* Task objective:
Set aside the pictures and output only the lines from the one containing "What TikZ code" up to and including the one containing "(n1) at ([xshift=7.2mm]first.west)".

* Source code of charts:

○ ○ ○ ○

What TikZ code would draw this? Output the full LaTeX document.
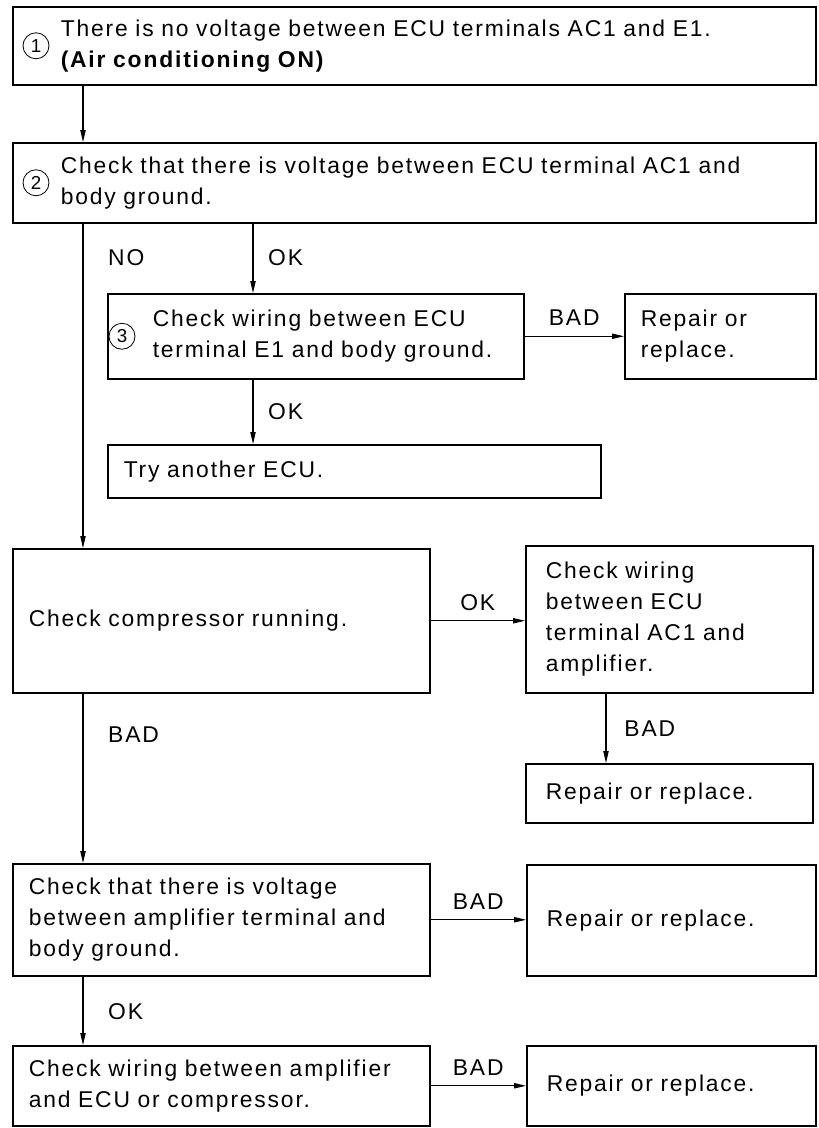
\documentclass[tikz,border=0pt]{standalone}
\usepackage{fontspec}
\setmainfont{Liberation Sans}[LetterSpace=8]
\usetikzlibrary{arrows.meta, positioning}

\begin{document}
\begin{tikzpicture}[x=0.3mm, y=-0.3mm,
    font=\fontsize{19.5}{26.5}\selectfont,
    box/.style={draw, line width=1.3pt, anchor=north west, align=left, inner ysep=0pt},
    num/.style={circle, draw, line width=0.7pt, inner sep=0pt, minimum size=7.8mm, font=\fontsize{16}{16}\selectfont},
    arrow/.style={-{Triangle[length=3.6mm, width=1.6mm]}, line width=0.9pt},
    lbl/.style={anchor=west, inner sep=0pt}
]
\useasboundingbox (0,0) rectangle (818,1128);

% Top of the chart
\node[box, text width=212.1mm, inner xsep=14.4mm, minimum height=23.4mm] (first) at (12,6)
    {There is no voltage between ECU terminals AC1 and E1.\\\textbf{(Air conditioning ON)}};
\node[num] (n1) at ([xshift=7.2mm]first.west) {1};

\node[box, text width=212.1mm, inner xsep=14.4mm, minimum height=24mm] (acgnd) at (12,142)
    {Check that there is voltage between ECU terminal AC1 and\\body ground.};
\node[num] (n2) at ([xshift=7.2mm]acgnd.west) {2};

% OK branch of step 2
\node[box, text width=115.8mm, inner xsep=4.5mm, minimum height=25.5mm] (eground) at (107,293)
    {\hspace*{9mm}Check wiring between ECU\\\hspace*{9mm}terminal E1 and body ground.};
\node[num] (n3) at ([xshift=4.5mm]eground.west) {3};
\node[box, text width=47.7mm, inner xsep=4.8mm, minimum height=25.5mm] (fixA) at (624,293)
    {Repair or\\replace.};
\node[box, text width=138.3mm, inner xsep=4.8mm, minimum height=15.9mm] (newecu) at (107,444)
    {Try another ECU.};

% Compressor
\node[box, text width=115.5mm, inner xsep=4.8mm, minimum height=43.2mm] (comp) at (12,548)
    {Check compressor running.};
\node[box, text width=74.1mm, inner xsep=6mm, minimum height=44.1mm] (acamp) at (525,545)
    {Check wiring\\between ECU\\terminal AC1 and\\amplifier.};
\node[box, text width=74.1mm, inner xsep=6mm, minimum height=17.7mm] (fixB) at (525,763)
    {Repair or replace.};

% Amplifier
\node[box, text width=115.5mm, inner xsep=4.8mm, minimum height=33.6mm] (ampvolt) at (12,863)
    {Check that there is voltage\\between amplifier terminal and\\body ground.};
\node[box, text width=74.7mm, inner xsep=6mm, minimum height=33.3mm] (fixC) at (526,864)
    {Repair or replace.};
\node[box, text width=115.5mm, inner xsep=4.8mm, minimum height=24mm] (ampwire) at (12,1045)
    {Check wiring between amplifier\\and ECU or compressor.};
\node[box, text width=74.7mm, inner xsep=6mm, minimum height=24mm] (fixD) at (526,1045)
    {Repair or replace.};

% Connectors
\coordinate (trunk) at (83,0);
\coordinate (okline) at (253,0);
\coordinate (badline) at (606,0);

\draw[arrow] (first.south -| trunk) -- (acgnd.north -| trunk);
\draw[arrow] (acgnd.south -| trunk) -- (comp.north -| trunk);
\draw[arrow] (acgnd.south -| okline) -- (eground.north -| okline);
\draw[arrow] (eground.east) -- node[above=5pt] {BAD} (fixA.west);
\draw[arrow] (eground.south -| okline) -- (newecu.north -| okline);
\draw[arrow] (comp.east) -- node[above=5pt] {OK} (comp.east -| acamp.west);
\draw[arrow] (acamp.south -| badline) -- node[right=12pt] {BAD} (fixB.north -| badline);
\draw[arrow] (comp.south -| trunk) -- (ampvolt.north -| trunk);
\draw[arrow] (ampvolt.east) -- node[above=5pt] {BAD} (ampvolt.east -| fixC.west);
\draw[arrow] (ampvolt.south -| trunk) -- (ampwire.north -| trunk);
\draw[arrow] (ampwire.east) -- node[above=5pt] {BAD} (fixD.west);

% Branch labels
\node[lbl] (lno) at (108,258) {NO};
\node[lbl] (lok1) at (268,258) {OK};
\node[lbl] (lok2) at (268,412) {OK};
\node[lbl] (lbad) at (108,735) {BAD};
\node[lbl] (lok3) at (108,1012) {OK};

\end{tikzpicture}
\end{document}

○ ○ ○ ○

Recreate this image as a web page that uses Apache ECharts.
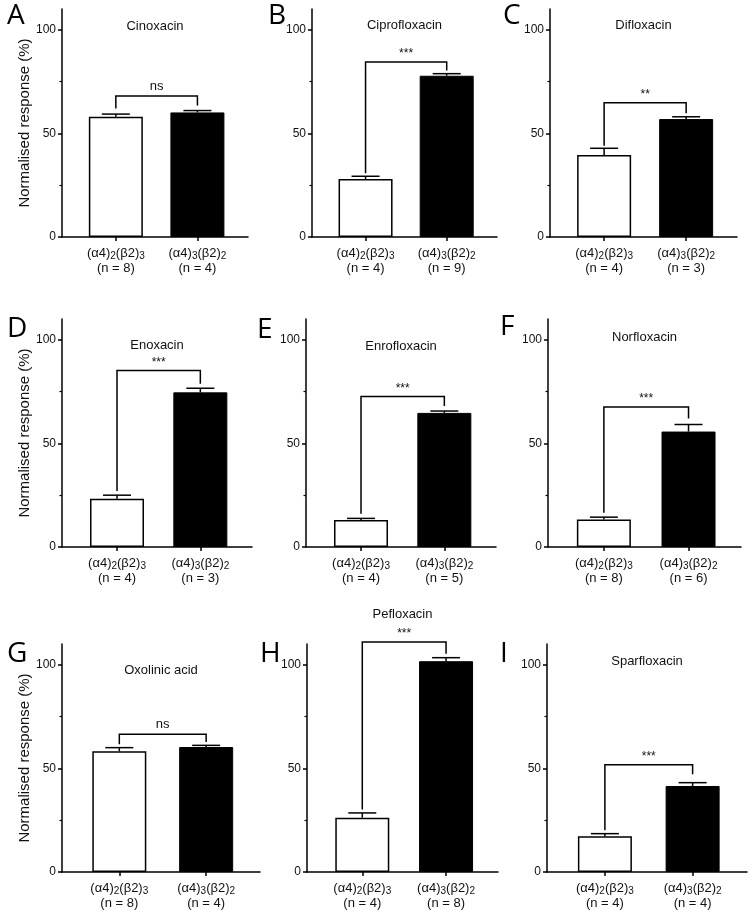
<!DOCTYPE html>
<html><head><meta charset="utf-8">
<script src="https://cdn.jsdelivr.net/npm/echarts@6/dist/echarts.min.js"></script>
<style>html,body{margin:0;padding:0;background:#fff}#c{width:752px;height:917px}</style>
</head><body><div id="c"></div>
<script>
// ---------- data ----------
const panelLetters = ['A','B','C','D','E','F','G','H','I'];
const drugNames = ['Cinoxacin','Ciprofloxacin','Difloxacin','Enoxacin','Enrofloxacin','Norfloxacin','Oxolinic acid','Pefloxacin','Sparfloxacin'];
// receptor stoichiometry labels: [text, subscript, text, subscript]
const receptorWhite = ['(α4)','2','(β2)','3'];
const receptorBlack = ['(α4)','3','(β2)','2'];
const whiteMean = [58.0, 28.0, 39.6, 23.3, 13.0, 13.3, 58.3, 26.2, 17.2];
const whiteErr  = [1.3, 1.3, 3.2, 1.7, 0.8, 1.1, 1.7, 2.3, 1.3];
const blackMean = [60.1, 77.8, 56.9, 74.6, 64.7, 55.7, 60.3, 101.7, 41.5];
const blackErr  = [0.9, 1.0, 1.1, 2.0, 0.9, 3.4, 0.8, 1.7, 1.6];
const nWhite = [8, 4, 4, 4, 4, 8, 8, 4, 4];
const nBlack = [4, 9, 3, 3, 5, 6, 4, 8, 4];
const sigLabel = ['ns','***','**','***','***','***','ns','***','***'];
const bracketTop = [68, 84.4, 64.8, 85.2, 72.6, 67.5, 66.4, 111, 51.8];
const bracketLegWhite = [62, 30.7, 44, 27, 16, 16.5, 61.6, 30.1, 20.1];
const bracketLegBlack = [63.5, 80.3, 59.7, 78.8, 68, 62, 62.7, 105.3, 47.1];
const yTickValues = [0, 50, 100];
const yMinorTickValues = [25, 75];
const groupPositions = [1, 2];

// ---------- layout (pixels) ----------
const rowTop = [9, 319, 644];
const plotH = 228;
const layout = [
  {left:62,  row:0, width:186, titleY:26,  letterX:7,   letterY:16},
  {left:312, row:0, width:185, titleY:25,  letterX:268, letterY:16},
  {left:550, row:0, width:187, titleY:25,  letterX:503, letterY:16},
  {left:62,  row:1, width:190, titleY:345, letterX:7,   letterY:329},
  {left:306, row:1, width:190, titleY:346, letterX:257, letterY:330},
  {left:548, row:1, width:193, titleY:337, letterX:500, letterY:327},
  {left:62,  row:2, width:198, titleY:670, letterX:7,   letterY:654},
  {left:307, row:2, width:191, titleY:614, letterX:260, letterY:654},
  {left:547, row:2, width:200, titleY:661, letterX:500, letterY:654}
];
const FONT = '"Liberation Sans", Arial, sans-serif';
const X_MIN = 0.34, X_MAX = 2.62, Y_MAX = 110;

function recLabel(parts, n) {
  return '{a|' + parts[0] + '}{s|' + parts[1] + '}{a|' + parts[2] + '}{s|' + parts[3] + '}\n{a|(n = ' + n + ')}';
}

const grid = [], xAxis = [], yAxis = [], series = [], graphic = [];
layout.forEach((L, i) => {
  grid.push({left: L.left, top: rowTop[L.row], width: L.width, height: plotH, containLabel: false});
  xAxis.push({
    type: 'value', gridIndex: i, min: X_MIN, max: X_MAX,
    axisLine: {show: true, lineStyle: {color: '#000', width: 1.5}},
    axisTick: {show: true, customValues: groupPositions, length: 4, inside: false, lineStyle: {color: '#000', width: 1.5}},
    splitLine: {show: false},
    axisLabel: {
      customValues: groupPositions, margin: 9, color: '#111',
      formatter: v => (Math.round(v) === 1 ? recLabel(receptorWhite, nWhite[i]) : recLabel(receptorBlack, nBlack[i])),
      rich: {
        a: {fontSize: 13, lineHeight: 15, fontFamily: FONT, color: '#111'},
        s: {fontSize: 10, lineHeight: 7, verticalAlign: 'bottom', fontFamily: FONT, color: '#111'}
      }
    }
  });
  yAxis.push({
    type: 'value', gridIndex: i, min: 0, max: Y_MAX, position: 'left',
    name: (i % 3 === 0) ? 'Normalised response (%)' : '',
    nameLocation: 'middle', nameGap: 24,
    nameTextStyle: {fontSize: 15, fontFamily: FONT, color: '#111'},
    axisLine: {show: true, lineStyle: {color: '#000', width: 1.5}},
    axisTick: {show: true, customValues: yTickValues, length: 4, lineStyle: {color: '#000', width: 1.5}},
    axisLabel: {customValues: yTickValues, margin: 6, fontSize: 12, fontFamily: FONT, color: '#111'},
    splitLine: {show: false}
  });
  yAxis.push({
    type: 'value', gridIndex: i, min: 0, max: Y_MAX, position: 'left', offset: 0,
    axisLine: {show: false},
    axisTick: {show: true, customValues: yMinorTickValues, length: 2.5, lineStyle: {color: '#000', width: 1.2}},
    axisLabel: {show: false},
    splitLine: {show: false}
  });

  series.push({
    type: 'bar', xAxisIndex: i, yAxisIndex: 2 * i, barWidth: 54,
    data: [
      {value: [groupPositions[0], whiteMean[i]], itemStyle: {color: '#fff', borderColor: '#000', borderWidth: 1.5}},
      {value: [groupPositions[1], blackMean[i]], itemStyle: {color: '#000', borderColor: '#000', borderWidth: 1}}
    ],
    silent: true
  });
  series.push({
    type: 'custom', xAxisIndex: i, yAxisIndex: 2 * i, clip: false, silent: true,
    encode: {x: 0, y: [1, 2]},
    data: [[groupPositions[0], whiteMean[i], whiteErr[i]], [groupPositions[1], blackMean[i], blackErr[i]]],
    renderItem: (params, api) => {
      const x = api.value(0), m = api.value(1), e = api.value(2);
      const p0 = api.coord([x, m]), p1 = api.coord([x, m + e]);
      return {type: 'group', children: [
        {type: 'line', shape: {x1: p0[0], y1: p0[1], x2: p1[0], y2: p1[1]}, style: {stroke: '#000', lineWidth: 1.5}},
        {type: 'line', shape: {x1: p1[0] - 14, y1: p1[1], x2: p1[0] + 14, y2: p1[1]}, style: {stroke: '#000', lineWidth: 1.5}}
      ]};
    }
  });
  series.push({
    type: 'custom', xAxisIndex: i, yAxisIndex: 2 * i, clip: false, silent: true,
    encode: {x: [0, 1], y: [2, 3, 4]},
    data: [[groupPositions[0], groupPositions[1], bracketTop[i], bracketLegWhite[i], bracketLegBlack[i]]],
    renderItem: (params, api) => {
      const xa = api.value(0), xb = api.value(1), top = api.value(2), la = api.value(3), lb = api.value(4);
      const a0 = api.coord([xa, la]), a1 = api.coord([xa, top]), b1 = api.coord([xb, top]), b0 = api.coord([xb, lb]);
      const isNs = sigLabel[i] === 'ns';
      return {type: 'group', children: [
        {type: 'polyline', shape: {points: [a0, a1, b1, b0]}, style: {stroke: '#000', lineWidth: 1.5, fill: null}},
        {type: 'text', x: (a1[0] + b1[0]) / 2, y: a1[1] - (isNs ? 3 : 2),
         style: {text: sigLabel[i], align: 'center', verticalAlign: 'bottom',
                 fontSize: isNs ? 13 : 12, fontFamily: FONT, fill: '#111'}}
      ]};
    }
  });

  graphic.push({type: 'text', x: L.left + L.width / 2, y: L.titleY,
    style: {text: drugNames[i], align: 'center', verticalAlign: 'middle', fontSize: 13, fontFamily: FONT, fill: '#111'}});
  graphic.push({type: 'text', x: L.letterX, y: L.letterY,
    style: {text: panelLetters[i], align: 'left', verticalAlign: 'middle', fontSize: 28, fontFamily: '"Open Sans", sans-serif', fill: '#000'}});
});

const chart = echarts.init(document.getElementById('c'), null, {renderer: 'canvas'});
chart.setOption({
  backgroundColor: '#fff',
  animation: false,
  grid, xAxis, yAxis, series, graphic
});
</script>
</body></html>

○ ○ ○ ○

* Solution below:
What TikZ code would draw this? Output the full LaTeX document.
\documentclass[tikz,border=0pt]{standalone}
\usepackage{fontspec}
\setmainfont{Liberation Sans}[LetterSpace=8]
\usetikzlibrary{arrows.meta, positioning}

\begin{document}
\begin{tikzpicture}[x=0.3mm, y=-0.3mm,
    font=\fontsize{19.5}{26.5}\selectfont,
    box/.style={draw, line width=1.3pt, anchor=north west, align=left, inner ysep=0pt},
    num/.style={circle, draw, line width=0.7pt, inner sep=0pt, minimum size=7.8mm, font=\fontsize{16}{16}\selectfont},
    arrow/.style={-{Triangle[length=3.6mm, width=1.6mm]}, line width=0.9pt},
    lbl/.style={anchor=west, inner sep=0pt}
]
\useasboundingbox (0,0) rectangle (818,1128);

% Top of the chart
\node[box, text width=212.1mm, inner xsep=14.4mm, minimum height=23.4mm] (first) at (12,6)
    {There is no voltage between ECU terminals AC1 and E1.\\\textbf{(Air conditioning ON)}};
\node[num] (n1) at ([xshift=7.2mm]first.west) {1};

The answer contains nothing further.